* begin MATERIAL FOR THE TASK *
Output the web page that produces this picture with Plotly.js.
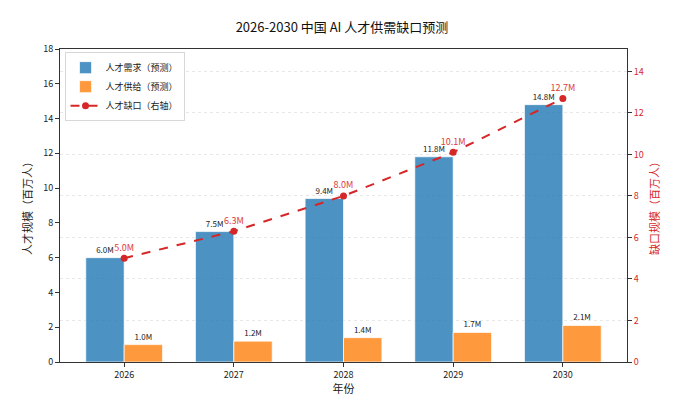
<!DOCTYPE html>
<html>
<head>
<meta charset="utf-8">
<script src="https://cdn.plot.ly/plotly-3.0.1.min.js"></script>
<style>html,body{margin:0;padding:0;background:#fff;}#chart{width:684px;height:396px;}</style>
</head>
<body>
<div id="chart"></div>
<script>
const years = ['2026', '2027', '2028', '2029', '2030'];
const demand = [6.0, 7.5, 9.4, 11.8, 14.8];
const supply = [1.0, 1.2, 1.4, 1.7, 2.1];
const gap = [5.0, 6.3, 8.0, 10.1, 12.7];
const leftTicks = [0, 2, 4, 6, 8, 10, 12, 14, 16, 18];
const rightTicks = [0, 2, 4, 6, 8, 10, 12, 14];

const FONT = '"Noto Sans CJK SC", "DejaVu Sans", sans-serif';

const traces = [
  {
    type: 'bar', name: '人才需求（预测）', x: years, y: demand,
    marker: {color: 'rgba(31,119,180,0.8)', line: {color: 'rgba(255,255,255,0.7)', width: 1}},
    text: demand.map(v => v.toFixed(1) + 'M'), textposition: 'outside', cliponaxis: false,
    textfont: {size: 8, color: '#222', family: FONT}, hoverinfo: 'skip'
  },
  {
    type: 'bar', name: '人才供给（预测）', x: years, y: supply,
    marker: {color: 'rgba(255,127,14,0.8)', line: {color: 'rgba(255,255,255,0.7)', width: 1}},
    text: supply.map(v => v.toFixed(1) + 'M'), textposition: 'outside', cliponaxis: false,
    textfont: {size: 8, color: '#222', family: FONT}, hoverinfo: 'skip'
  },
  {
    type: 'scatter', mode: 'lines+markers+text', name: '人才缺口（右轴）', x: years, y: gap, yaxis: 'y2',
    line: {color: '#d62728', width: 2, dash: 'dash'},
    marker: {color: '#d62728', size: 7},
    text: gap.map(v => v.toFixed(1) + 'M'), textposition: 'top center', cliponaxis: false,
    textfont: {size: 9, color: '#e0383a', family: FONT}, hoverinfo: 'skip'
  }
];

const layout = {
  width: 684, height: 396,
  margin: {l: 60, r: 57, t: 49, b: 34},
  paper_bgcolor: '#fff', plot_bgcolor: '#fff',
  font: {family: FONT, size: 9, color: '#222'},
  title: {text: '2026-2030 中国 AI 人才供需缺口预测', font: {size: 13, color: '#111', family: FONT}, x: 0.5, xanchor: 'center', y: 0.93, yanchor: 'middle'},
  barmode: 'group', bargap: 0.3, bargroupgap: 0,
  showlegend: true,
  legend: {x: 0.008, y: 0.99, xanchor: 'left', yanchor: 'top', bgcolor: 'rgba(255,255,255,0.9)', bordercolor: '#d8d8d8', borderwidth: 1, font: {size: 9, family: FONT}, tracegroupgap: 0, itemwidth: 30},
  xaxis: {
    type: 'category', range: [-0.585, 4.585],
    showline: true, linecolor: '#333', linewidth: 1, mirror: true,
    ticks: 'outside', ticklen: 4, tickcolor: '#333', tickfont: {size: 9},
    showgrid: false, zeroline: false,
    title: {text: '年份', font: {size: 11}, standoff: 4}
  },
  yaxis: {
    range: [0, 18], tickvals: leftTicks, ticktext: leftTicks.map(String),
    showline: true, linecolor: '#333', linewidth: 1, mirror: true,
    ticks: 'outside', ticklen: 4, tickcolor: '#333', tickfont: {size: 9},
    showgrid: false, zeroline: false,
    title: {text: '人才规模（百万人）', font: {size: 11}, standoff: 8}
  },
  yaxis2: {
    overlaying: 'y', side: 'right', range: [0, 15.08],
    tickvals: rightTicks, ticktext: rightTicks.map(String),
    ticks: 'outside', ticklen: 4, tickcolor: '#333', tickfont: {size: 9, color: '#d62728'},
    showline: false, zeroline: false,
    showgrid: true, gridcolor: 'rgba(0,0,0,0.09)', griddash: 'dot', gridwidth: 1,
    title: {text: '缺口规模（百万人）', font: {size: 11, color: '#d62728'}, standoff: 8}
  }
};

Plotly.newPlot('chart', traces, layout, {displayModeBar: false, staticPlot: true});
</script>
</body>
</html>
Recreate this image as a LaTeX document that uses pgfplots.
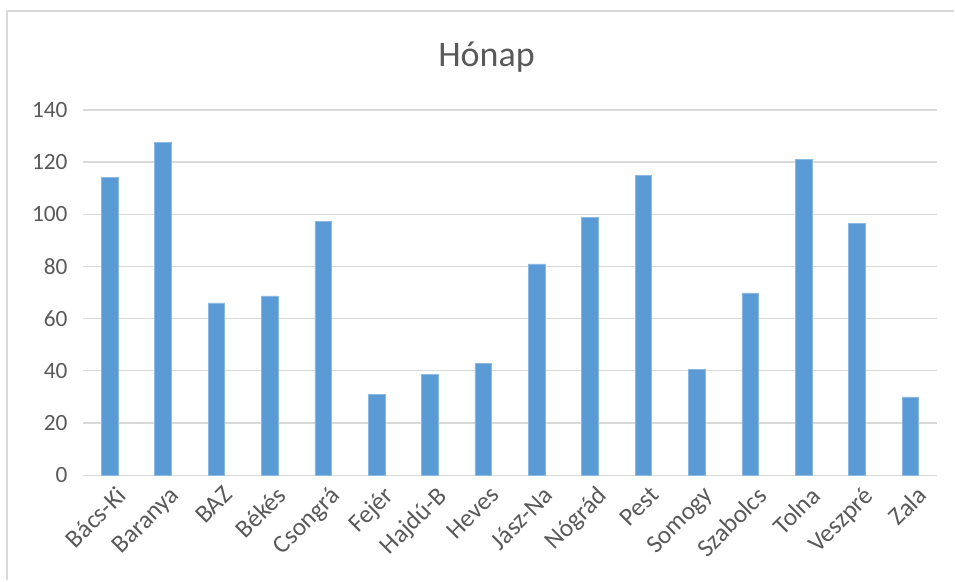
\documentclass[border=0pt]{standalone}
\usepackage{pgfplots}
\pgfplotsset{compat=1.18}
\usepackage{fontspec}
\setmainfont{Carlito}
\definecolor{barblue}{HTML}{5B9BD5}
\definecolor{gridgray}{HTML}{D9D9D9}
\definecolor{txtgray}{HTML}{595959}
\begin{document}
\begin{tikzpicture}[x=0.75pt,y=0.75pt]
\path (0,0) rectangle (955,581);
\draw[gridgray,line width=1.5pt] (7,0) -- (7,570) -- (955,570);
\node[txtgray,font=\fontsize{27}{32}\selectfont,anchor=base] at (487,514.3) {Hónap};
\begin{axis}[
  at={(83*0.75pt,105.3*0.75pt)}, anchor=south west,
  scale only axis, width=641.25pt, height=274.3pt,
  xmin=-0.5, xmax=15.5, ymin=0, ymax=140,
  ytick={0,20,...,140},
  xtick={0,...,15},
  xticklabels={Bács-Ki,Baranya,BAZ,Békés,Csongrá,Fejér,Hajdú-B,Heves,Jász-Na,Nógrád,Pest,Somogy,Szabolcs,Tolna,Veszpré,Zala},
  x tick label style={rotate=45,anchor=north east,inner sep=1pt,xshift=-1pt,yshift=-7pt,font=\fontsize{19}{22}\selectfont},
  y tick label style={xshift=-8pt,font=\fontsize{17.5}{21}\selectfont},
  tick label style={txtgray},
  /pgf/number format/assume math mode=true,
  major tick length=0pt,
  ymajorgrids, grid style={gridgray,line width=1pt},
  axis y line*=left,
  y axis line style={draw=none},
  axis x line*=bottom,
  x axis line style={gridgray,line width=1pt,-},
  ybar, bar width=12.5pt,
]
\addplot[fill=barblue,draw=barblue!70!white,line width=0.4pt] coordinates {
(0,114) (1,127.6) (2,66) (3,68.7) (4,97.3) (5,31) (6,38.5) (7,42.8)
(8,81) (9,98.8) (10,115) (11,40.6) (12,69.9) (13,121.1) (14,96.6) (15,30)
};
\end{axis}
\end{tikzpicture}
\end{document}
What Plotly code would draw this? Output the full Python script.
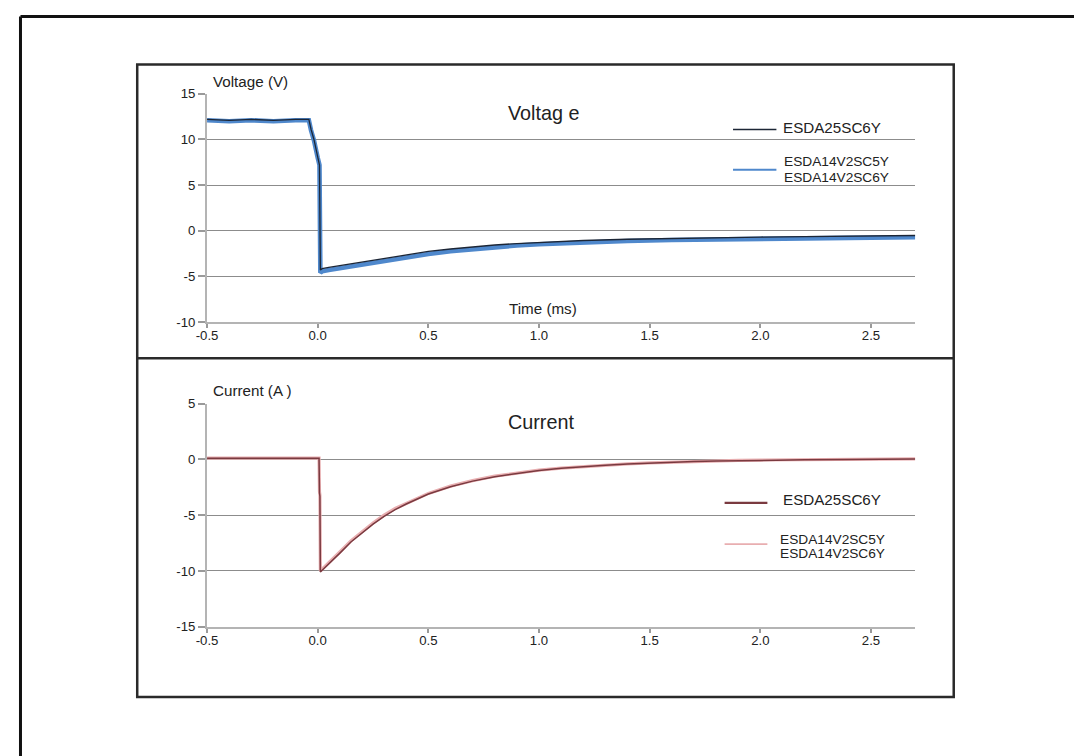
* end MATERIAL FOR THE TASK *
Every line of the data should be copied as it stands, without the images.

Output the web page that produces this picture with Plotly.js.
<!DOCTYPE html>
<html>
<head>
<meta charset="utf-8">
<script src="https://cdn.plot.ly/plotly-3.0.1.min.js"></script>
<style>html,body{margin:0;padding:0;background:#fff;}#chart{width:684px;height:396px;}</style>
</head>
<body>
<div id="chart"></div>
<script>
const years = ['2026', '2027', '2028', '2029', '2030'];
const demand = [6.0, 7.5, 9.4, 11.8, 14.8];
const supply = [1.0, 1.2, 1.4, 1.7, 2.1];
const gap = [5.0, 6.3, 8.0, 10.1, 12.7];
const leftTicks = [0, 2, 4, 6, 8, 10, 12, 14, 16, 18];
const rightTicks = [0, 2, 4, 6, 8, 10, 12, 14];

const FONT = '"Noto Sans CJK SC", "DejaVu Sans", sans-serif';

const traces = [
  {
    type: 'bar', name: '人才需求（预测）', x: years, y: demand,
    marker: {color: 'rgba(31,119,180,0.8)', line: {color: 'rgba(255,255,255,0.7)', width: 1}},
    text: demand.map(v => v.toFixed(1) + 'M'), textposition: 'outside', cliponaxis: false,
    textfont: {size: 8, color: '#222', family: FONT}, hoverinfo: 'skip'
  },
  {
    type: 'bar', name: '人才供给（预测）', x: years, y: supply,
    marker: {color: 'rgba(255,127,14,0.8)', line: {color: 'rgba(255,255,255,0.7)', width: 1}},
    text: supply.map(v => v.toFixed(1) + 'M'), textposition: 'outside', cliponaxis: false,
    textfont: {size: 8, color: '#222', family: FONT}, hoverinfo: 'skip'
  },
  {
    type: 'scatter', mode: 'lines+markers+text', name: '人才缺口（右轴）', x: years, y: gap, yaxis: 'y2',
    line: {color: '#d62728', width: 2, dash: 'dash'},
    marker: {color: '#d62728', size: 7},
    text: gap.map(v => v.toFixed(1) + 'M'), textposition: 'top center', cliponaxis: false,
    textfont: {size: 9, color: '#e0383a', family: FONT}, hoverinfo: 'skip'
  }
];

const layout = {
  width: 684, height: 396,
  margin: {l: 60, r: 57, t: 49, b: 34},
  paper_bgcolor: '#fff', plot_bgcolor: '#fff',
  font: {family: FONT, size: 9, color: '#222'},
  title: {text: '2026-2030 中国 AI 人才供需缺口预测', font: {size: 13, color: '#111', family: FONT}, x: 0.5, xanchor: 'center', y: 0.93, yanchor: 'middle'},
  barmode: 'group', bargap: 0.3, bargroupgap: 0,
  showlegend: true,
  legend: {x: 0.008, y: 0.99, xanchor: 'left', yanchor: 'top', bgcolor: 'rgba(255,255,255,0.9)', bordercolor: '#d8d8d8', borderwidth: 1, font: {size: 9, family: FONT}, tracegroupgap: 0, itemwidth: 30},
  xaxis: {
    type: 'category', range: [-0.585, 4.585],
    showline: true, linecolor: '#333', linewidth: 1, mirror: true,
    ticks: 'outside', ticklen: 4, tickcolor: '#333', tickfont: {size: 9},
    showgrid: false, zeroline: false,
    title: {text: '年份', font: {size: 11}, standoff: 4}
  },
  yaxis: {
    range: [0, 18], tickvals: leftTicks, ticktext: leftTicks.map(String),
    showline: true, linecolor: '#333', linewidth: 1, mirror: true,
    ticks: 'outside', ticklen: 4, tickcolor: '#333', tickfont: {size: 9},
    showgrid: false, zeroline: false,
    title: {text: '人才规模（百万人）', font: {size: 11}, standoff: 8}
  },
  yaxis2: {
    overlaying: 'y', side: 'right', range: [0, 15.08],
    tickvals: rightTicks, ticktext: rightTicks.map(String),
    ticks: 'outside', ticklen: 4, tickcolor: '#333', tickfont: {size: 9, color: '#d62728'},
    showline: false, zeroline: false,
    showgrid: true, gridcolor: 'rgba(0,0,0,0.09)', griddash: 'dot', gridwidth: 1,
    title: {text: '缺口规模（百万人）', font: {size: 11, color: '#d62728'}, standoff: 8}
  }
};

Plotly.newPlot('chart', traces, layout, {displayModeBar: false, staticPlot: true});
</script>
</body>
</html>
Recreate this image as a LaTeX document that uses pgfplots.
\documentclass[border=0pt]{standalone}
\usepackage{pgfplots}
\pgfplotsset{compat=1.18}
\usepackage{fontspec}
\setmainfont{Carlito}
\definecolor{barblue}{HTML}{5B9BD5}
\definecolor{gridgray}{HTML}{D9D9D9}
\definecolor{txtgray}{HTML}{595959}
\begin{document}
\begin{tikzpicture}[x=0.75pt,y=0.75pt]
\path (0,0) rectangle (955,581);
\draw[gridgray,line width=1.5pt] (7,0) -- (7,570) -- (955,570);
\node[txtgray,font=\fontsize{27}{32}\selectfont,anchor=base] at (487,514.3) {Hónap};
\begin{axis}[
  at={(83*0.75pt,105.3*0.75pt)}, anchor=south west,
  scale only axis, width=641.25pt, height=274.3pt,
  xmin=-0.5, xmax=15.5, ymin=0, ymax=140,
  ytick={0,20,...,140},
  xtick={0,...,15},
  xticklabels={Bács-Ki,Baranya,BAZ,Békés,Csongrá,Fejér,Hajdú-B,Heves,Jász-Na,Nógrád,Pest,Somogy,Szabolcs,Tolna,Veszpré,Zala},
  x tick label style={rotate=45,anchor=north east,inner sep=1pt,xshift=-1pt,yshift=-7pt,font=\fontsize{19}{22}\selectfont},
  y tick label style={xshift=-8pt,font=\fontsize{17.5}{21}\selectfont},
  tick label style={txtgray},
  /pgf/number format/assume math mode=true,
  major tick length=0pt,
  ymajorgrids, grid style={gridgray,line width=1pt},
  axis y line*=left,
  y axis line style={draw=none},
  axis x line*=bottom,
  x axis line style={gridgray,line width=1pt,-},
  ybar, bar width=12.5pt,
]
\addplot[fill=barblue,draw=barblue!70!white,line width=0.4pt] coordinates {
(0,114) (1,127.6) (2,66) (3,68.7) (4,97.3) (5,31) (6,38.5) (7,42.8)
(8,81) (9,98.8) (10,115) (11,40.6) (12,69.9) (13,121.1) (14,96.6) (15,30)
};
\end{axis}
\end{tikzpicture}
\end{document}
What Plotly code would draw this? Output the full Python script.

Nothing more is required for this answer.